Restrictions on the disclosure of information about patients receiving fertility treatment should be removed
In our opinion, Section 33 of the Human Fertilisation and Embryology (HFE) Act 1990 was ill conceived. Confidentiality was thought at the time to be of the utmost importance and tight restrictions on the disclosure of information were incorporated into this section. It is likely that these restrictions were included primarily to ensure that the identity of gamete donors, gamete recipients and the resultant children was kept secret. The restrictions were applied to all persons under going licensed treatment in spite of the fact that gamete donation makes up only a small proportion of the treatments administered in assisted conception centres.

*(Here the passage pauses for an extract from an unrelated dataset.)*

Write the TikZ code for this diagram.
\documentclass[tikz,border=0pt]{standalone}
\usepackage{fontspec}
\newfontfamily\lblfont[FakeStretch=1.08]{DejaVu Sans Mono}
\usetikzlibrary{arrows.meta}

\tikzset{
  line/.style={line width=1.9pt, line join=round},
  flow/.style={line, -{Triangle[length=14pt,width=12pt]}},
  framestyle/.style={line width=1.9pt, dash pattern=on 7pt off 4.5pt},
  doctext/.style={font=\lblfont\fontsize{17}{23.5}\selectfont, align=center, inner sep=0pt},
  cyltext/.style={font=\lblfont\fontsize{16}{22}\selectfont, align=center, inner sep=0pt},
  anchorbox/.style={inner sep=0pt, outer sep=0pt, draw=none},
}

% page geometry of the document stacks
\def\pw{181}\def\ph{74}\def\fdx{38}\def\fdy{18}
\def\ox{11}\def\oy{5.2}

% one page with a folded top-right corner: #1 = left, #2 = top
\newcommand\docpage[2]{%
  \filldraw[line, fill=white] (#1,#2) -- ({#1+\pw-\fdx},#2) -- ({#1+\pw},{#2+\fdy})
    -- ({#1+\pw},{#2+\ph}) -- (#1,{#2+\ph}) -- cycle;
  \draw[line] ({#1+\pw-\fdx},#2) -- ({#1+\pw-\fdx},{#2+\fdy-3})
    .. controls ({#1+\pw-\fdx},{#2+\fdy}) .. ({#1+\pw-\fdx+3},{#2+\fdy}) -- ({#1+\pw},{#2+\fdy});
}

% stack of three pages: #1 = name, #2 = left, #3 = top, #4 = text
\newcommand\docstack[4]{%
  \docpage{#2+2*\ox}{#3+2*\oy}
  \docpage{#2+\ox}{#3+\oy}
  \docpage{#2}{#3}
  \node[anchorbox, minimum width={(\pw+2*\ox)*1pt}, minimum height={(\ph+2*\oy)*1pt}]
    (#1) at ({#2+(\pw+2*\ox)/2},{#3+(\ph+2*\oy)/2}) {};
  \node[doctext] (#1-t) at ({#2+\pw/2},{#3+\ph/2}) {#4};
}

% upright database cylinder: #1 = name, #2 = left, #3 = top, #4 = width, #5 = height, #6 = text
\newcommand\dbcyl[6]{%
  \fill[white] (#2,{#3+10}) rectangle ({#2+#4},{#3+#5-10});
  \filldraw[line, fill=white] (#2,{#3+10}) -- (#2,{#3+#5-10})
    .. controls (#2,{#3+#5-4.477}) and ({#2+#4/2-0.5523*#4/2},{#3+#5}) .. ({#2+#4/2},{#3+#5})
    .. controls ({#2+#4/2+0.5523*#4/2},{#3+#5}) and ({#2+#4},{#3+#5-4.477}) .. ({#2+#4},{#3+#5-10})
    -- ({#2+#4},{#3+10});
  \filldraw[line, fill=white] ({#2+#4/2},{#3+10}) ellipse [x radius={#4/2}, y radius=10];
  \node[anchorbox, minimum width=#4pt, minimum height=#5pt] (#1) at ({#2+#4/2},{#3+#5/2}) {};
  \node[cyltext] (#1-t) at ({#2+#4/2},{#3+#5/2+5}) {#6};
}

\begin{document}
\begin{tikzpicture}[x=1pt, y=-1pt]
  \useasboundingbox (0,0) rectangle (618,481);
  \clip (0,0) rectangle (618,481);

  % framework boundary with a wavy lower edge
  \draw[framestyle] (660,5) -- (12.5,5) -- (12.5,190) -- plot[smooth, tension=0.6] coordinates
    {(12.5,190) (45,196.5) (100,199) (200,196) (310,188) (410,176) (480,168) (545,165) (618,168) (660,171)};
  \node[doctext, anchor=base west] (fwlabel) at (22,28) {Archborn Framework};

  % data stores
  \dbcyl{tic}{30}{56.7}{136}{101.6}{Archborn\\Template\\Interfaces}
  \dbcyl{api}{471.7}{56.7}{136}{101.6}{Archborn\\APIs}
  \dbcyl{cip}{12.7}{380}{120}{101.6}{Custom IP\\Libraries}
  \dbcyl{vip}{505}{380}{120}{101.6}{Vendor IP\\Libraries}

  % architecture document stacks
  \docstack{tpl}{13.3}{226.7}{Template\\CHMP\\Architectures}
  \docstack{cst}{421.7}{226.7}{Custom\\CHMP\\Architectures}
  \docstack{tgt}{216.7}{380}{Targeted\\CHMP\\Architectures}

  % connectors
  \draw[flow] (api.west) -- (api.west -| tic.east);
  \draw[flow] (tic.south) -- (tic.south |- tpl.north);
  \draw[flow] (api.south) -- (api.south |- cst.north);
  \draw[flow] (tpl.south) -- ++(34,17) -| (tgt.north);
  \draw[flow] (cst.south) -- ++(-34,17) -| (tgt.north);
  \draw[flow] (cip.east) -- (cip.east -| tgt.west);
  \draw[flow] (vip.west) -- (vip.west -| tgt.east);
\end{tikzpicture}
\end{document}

Soon after the HFE 1990 Act came into force it became clear that the restrictions on the disclosure of information were interfering with safe clinical practice. Subsection (5) made disclosure of identifying information to anyone including the patient's General Practitioner an offence and it was illegal for a licensed practitioner to instruct their lawyer should he or she be sued by a patient. In 1992 the Human Fertilisation and Embryology (Disclosure of Information) Act was passed. This allowed identifying information about the provision of treatment to be disclosed with the patient's consent and in certain circumstances, including an emergency, without their consent.
Although this relaxation was helpful the restriction on disclosure of information in the 1990 Act remains an impediment as health care professionals may still not communicate without specific written permission from the person receiving licensed treatment. The Human Fertilisation and Embryology Bill 2008 currently making its way through the House of Lords has numerous exceptions to the restrictions including a provision that will facilitate the collection of data for research but if passed without amendment written consent will still be required before staff working in licensed centres may discuss their patients receiving IVF, gamete storage or gamete donation with anyone not licensed by the Human Fertilisation and Embryology Authority.

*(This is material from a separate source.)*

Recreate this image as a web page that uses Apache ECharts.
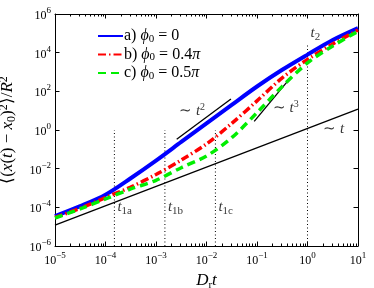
<!DOCTYPE html>
<html><head><meta charset="utf-8">
<script src="https://cdn.jsdelivr.net/npm/echarts@6/dist/echarts.min.js"></script>
<style>html,body{margin:0;padding:0;background:#fff}#c{width:374px;height:288px}</style>
</head><body><div id="c"></div>
<script>
// ---- data ----
const times = [1e-5, 3.16e-5, 1e-4, 3.16e-4, 1e-3, 3.16e-3, 1e-2, 3.16e-2, 1e-1, 3.16e-1, 1, 3.16, 10];
const msdA = [3.5e-5, 1.15e-4, 4.5e-4, 3.2e-3, 2.6e-2, 0.24, 2.2, 20, 178, 1300, 7900, 4.5e4, 1.86e5];
const msdB = [3.0e-5, 8.9e-5, 3.2e-4, 1.12e-3, 5.0e-3, 2.8e-2, 0.19, 2.2, 32, 500, 4470, 2.8e4, 1.48e5];
const msdC = [2.8e-5, 8.3e-5, 2.7e-4, 8.9e-4, 2.5e-3, 1.12e-2, 4.5e-2, 0.40, 7.9, 180, 2950, 2.24e4, 1.26e5];
const linearRefX = [1e-5, 10];
const linearRefY = [1.2e-5, 12];
const quadRefX = [2.57e-3, 3.05e-2];
const quadRefY = [0.33, 40];
const cubicRefX = [0.088, 0.39];
const cubicRefY = [2.8, 300];
const markTimes = [1.5e-4, 1.5e-3, 1.5e-2, 1];
const markTops = [1, 1, 1, 3e4];
const markSubs = ['1a', '1b', '1c', '2'];
const markLabelY = [1e-4, 1e-4, 1e-4, 1e5];
const slopeLabels = [
  {x: 5.2e-3, y: 9, text: '{n|∼ }{i|t}{sup|2}'},
  {x: 0.37, y: 13, text: '{n|∼ }{i|t}{sup|3}'},
  {x: 3.3, y: 1.1, text: '{n|∼ }{i|t}'}
];
const xTickExps = [-5, -4, -3, -2, -1, 0, 1];
const yTickExps = [-6, -4, -2, 0, 2, 4, 6];
const minorMultipliers = [2, 3, 4, 5, 6, 7, 8, 9];
const legendNames = ['a', 'b', 'c'];
const legendTexts = ['{n|a) }{i|ϕ}{sub|0}{n| = 0}', '{n|b) }{i|ϕ}{sub|0}{n| = 0.4}{i|π}', '{n|c) }{i|ϕ}{sub|0}{n| = 0.5}{i|π}'];

// ---- chart ----
const FONT = 'Liberation Serif';
function mathRich(size, small, lh) {
  return {
    n: {fontFamily: FONT, fontSize: size, lineHeight: lh, verticalAlign: 'middle', color: '#000'},
    i: {fontFamily: FONT, fontSize: size, fontStyle: 'italic', lineHeight: lh, verticalAlign: 'middle', color: '#000'},
    sub: {fontFamily: FONT, fontSize: small, lineHeight: small, verticalAlign: 'bottom', color: '#000'},
    sup: {fontFamily: FONT, fontSize: small, lineHeight: small, verticalAlign: 'top', color: '#000'}
  };
}
const tickRich = {
  b: {fontFamily: FONT, fontSize: 12, lineHeight: 16, verticalAlign: 'bottom', color: '#000'},
  s: {fontFamily: FONT, fontSize: 9, lineHeight: 9, verticalAlign: 'top', color: '#000'}
};
function expOf(v) { return Math.round(Math.log10(v)); }
function tickFmt(list) {
  return function (v) {
    const e = expOf(v);
    if (list.indexOf(e) < 0) return '';
    return '{b|10}{s|' + (e < 0 ? '−' + (-e) : e) + '}';
  };
}
function zip(xs, ys) { return xs.map((x, k) => [x, ys[k]]); }

const minorTickX = [];
xTickExps.slice(0, -1).forEach(e => minorMultipliers.forEach(m => minorTickX.push([m * Math.pow(10, e), 1])));

const series = [];
series.push({type: 'line', data: zip(linearRefX, linearRefY), symbol: 'none', silent: true,
  lineStyle: {color: '#000', width: 1.3}, z: 2});
series.push({type: 'line', data: zip(quadRefX, quadRefY), symbol: 'none', silent: true,
  lineStyle: {color: '#000', width: 1.3}, z: 2});
series.push({type: 'line', data: zip(cubicRefX, cubicRefY), symbol: 'none', silent: true,
  lineStyle: {color: '#000', width: 1.3}, z: 2});
markTimes.forEach((t, k) => {
  series.push({type: 'line', data: [[t, 1e-6], [t, markTops[k]]], symbol: 'none', silent: true,
    lineStyle: {color: '#000', width: 1, type: [1, 2.5]}, z: 1});
});
series.push({name: 'a', type: 'line', data: zip(times, msdA), symbol: 'none', smooth: 0.3,
  lineStyle: {color: '#0000ff', width: 4}, itemStyle: {color: '#0000ff'}, z: 3});
series.push({name: 'b', type: 'line', data: zip(times, msdB), symbol: 'none', smooth: 0.3,
  lineStyle: {color: '#ff0000', width: 3.5, type: [8, 3, 1.5, 3]}, itemStyle: {color: '#ff0000'}, z: 4});
series.push({name: 'c', type: 'line', data: zip(times, msdC), symbol: 'none', smooth: 0.3,
  lineStyle: {color: '#00ee00', width: 3.5, type: [8, 5]}, itemStyle: {color: '#00ee00'}, z: 5});
series.push({type: 'scatter', silent: true, symbolSize: 0, z: 6,
  data: markTimes.map((t, k) => [t, markLabelY[k]]),
  label: {show: true, position: 'right', distance: 3,
    formatter: p => '{i|t}{sub|' + markSubs[p.dataIndex] + '}', rich: mathRich(15, 11, 18)}});
series.push({type: 'scatter', silent: true, symbolSize: 0, z: 6,
  data: slopeLabels.map(s => [s.x, s.y]),
  label: {show: true, position: 'inside',
    formatter: p => slopeLabels[p.dataIndex].text, rich: mathRich(15, 10, 18)}});
series.push({type: 'custom', silent: true, z: 7, data: minorTickX, encode: {x: 0, y: 1},
  renderItem: function (params, api) {
    const x = Math.round(api.coord([api.value(0), 1])[0]) + 0.5;
    const cs = params.coordSys;
    const yb = cs.y + cs.height, yt = cs.y;
    return {type: 'group', children: [
      {type: 'line', shape: {x1: x, y1: yb, x2: x, y2: yb - 2.5}, style: {stroke: '#000', lineWidth: 1}},
      {type: 'line', shape: {x1: x, y1: yt, x2: x, y2: yt + 2.5}, style: {stroke: '#000', lineWidth: 1}}
    ]};
  }});

const axisCommonX = {type: 'log', logBase: 10, min: 1e-5, max: 10,
  axisLine: {show: true, lineStyle: {color: '#000', width: 1}},
  axisTick: {show: true, inside: true, length: 4.5, lineStyle: {color: '#000'}},
  splitLine: {show: false}};
const axisCommonY = {type: 'log', logBase: 10, min: 1e-6, max: 1e6, interval: 2,
  axisLine: {show: true, lineStyle: {color: '#000', width: 1}},
  axisTick: {show: true, inside: true, length: 4.5, lineStyle: {color: '#000'}},
  splitLine: {show: false}};

const option = {
  animation: false,
  backgroundColor: '#fff',
  grid: {left: 55, top: 14, right: 16, bottom: 42, show: false, containLabel: false, outerBoundsMode: 'none'},
  legend: {data: legendNames, orient: 'vertical', left: 92, top: 23, itemWidth: 25, itemHeight: 12,
    itemGap: 2, selectedMode: false,
    itemStyle: {opacity: 0},
    formatter: name => legendTexts[legendNames.indexOf(name)],
    textStyle: {rich: mathRich(16, 11, 17), padding: [0, 0, 0, -4]}},
  xAxis: [
    Object.assign({}, axisCommonX, {position: 'bottom',
      axisLabel: {formatter: tickFmt(xTickExps), rich: tickRich, margin: 5},
      name: '{i|D}{sub|r}{i|t}', nameLocation: 'middle', nameGap: 24,
      nameTextStyle: {rich: mathRich(17, 11, 20)}}),
    Object.assign({}, axisCommonX, {position: 'top', axisLabel: {show: false}})
  ],
  yAxis: [
    Object.assign({}, axisCommonY, {position: 'left',
      axisLabel: {formatter: tickFmt(yTickExps), rich: tickRich, margin: 4},
      name: '{n|⟨(}{i|x}{n|(}{i|t}{n|) − }{i|x}{sub|0}{n|)}{sup|2}{n|⟩/}{i|R}{sup|2}',
      nameLocation: 'middle', nameGap: 37, nameRotate: 90,
      nameTextStyle: {rich: mathRich(17, 12, 20)}}),
    Object.assign({}, axisCommonY, {position: 'right', axisLabel: {show: false}})
  ],
  series: series
};
const chart = echarts.init(document.getElementById('c'), null, {renderer: 'canvas'});
chart.setOption(option);
</script>
</body></html>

There is no evidence that patients receiving IVF treatment are more sensitive about the confidentiality of their treatment than patients with other reproductive problems. The House of Commons Science and Technology Committee report on Human Reproductive Technologies and the Law (March 2005) concluded that the confidentiality provisions 'are unnecessarily onerous and inconsistent with the widespread use of assisted reproductive technologies'
At King's College Hospital we randomly reviewed 361 sets of patient's notes. Disclosure of information about licensed treatment to the General Practitioner had been refused by 22 women or couples, of these donor sperm had been used on 18 occasions. We conclude from this that it is unusual for patients receiving treatment with their own gametes to want confidentiality over and above that afforded by the normal confidential relationship between a patient and their doctor.

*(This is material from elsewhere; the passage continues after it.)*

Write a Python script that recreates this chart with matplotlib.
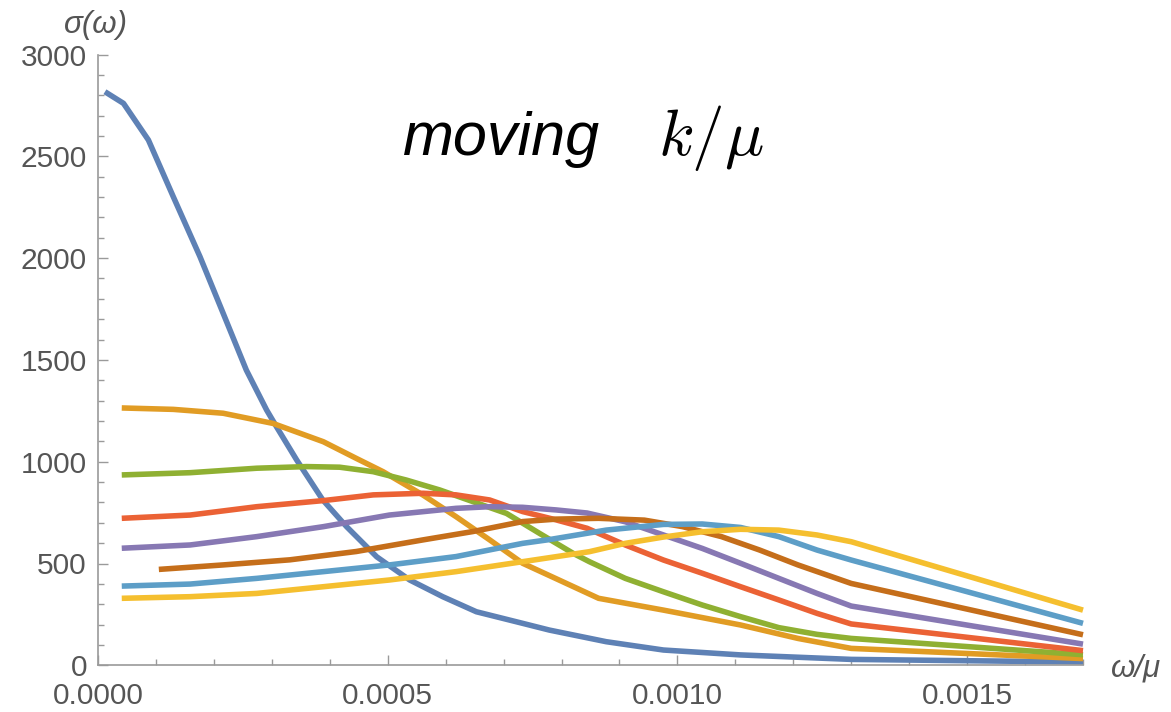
import numpy as np
import matplotlib
matplotlib.use("Agg")
import matplotlib.pyplot as plt
from matplotlib.ticker import MultipleLocator, FormatStrFormatter

# omega/mu values are given in units of 1e-4, sigma(omega)
blue_w = [0.12, 0.44, 0.87, 1.30, 1.76, 2.16, 2.56, 2.91, 3.08, 3.43, 3.88, 4.29, 4.81, 5.38,
          5.95, 6.53, 7.33, 7.79, 8.77, 9.76, 11.09, 13.0, 17.0]
blue_s = [2817, 2760, 2580, 2301, 2007, 1729, 1450, 1254, 1172, 1008, 812, 681, 533, 419,
          337, 263, 206, 173, 116, 75, 51, 29, 16]

orange_w = [0.41, 1.30, 2.16, 3.02, 3.89, 4.46, 4.92, 5.61, 6.18, 6.76, 7.33, 7.91, 8.64,
            9.76, 11.09, 12.08, 13.0, 17.0]
orange_s = [1264, 1257, 1238, 1188, 1098, 1016, 951, 836, 730, 616, 501, 425, 329,
            271, 198, 132, 83, 33]

green_w = [0.41, 1.59, 2.74, 3.60, 4.17, 4.75, 5.32, 5.90, 6.47, 7.05, 7.62, 8.20, 8.48,
           9.10, 9.76, 10.43, 11.09, 11.75, 12.41, 13.0, 17.0]
green_s = [935, 946, 968, 976, 973, 951, 910, 861, 804, 746, 648, 550, 509,
           427, 361, 296, 239, 185, 152, 132, 52]

red_w = [0.41, 1.59, 2.74, 3.89, 4.75, 5.61, 6.18, 6.76, 7.33, 7.91, 8.44, 9.10, 9.76,
         10.43, 11.09, 11.75, 12.41, 13.0, 17.0]
red_s = [722, 738, 779, 809, 837, 845, 837, 812, 755, 714, 673, 591, 517,
         452, 386, 321, 255, 203, 72]

purple_w = [0.41, 1.59, 2.74, 3.89, 5.03, 6.18, 6.76, 7.33, 7.91, 8.44, 9.10, 9.76, 10.43,
            11.09, 11.75, 12.41, 13.0, 17.0]
purple_s = [575, 591, 632, 681, 738, 771, 779, 776, 763, 748, 705, 640, 574,
            501, 427, 353, 291, 104]

brown_w = [1.05, 2.16, 3.31, 4.46, 5.61, 6.47, 7.33, 7.91, 8.64, 9.43, 10.09, 10.76, 11.42,
           12.08, 13.0, 17.0]
brown_s = [471, 493, 518, 559, 616, 657, 706, 718, 722, 713, 681, 632, 566,
           493, 402, 150]

ltblue_w = [0.41, 1.59, 2.74, 3.89, 5.03, 6.18, 7.33, 7.78, 8.77, 9.76, 10.43, 11.09, 11.75,
            12.41, 13.0, 17.0]
ltblue_s = [389, 399, 427, 460, 493, 534, 599, 617, 664, 692, 694, 677, 632,
            566, 517, 206]

yellow_w = [0.41, 1.59, 2.74, 3.89, 5.03, 6.18, 7.33, 8.48, 9.10, 9.76, 10.43, 11.09, 11.75,
            12.41, 13.0, 17.0]
yellow_s = [329, 337, 353, 386, 419, 460, 509, 558, 599, 630, 656, 668, 664,
            640, 607, 271]

series = [
    (blue_w, blue_s, "#5E81B5"),
    (orange_w, orange_s, "#E19C24"),
    (green_w, green_s, "#8FB032"),
    (red_w, red_s, "#EB6235"),
    (purple_w, purple_s, "#8778B3"),
    (brown_w, brown_s, "#C56E1A"),
    (ltblue_w, ltblue_s, "#5D9EC7"),
    (yellow_w, yellow_s, "#F5BF2F"),
]

font = "Liberation Sans"
gray = "#555555"
axcol = "#9a9a9a"

fig = plt.figure(figsize=(11.71, 7.12), dpi=100)
ax = fig.add_axes([98 / 1171, 1 - 665.3 / 712, 985 / 1171, 610.8 / 712])

for w, s, c in series:
    ax.plot(np.array(w) * 1e-4, s, color=c, lw=4.0, solid_joinstyle="round",
            solid_capstyle="butt", clip_on=False)

ax.set_xlim(0, 0.0017)
ax.set_ylim(0, 3000)

for side in ["top", "right"]:
    ax.spines[side].set_visible(False)
for side in ["left", "bottom"]:
    ax.spines[side].set_color(axcol)
    ax.spines[side].set_linewidth(1.2)

ax.xaxis.set_major_locator(MultipleLocator(0.0005))
ax.xaxis.set_minor_locator(MultipleLocator(0.0001))
ax.yaxis.set_major_locator(MultipleLocator(500))
ax.yaxis.set_minor_locator(MultipleLocator(100))
ax.xaxis.set_major_formatter(FormatStrFormatter("%.4f"))

ax.tick_params(which="both", direction="in", color=axcol, width=1.0)
ax.tick_params(which="major", length=7)
ax.tick_params(which="minor", length=4.5)
ax.tick_params(axis="x", which="major", pad=12, labelsize=21.5, labelcolor=gray)
ax.tick_params(axis="y", which="major", pad=8, labelsize=21.5, labelcolor=gray)
for lab in ax.get_xticklabels() + ax.get_yticklabels():
    lab.set_fontfamily(font)

fig.text(96 / 1171, 1 - 25 / 712, "σ(ω)", fontsize=22.5, color=gray, family=font,
         style="italic", ha="center", va="center")
fig.text(1136 / 1171, 1 - 669 / 712, "ω/μ", fontsize=22.5, color=gray, family=font,
         style="italic", ha="center", va="center")

fig.text(403 / 1171, 1 - 155 / 712, "moving", fontsize=44, family=font,
         style="italic", ha="left", va="baseline")
plt.rcParams["mathtext.fontset"] = "cm"
fig.text(658 / 1171, 1 - 155 / 712, r"$k/\mu$", fontsize=47, ha="left", va="baseline")

fig.savefig("out.png", dpi=100)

On the other hand patients using donor gametes do want to take advantage of the opportunity to restrict information as to who knows the man is not the genetic parent of a child born following treatment. Seventeen years ago those that drafted the 1990 Act were of the same view but opinion has swung strongly in favour of donor children having a right to know that they were conceived using donor sperm and access to identifying information as to their genetic parent.
Parliamentarians should support a move away from the misconceptions that under pinned the views taken in 1990 and remove restrictions on the disclosure of information in relation to those patients receiving treatment with IVF and/or donor gametes.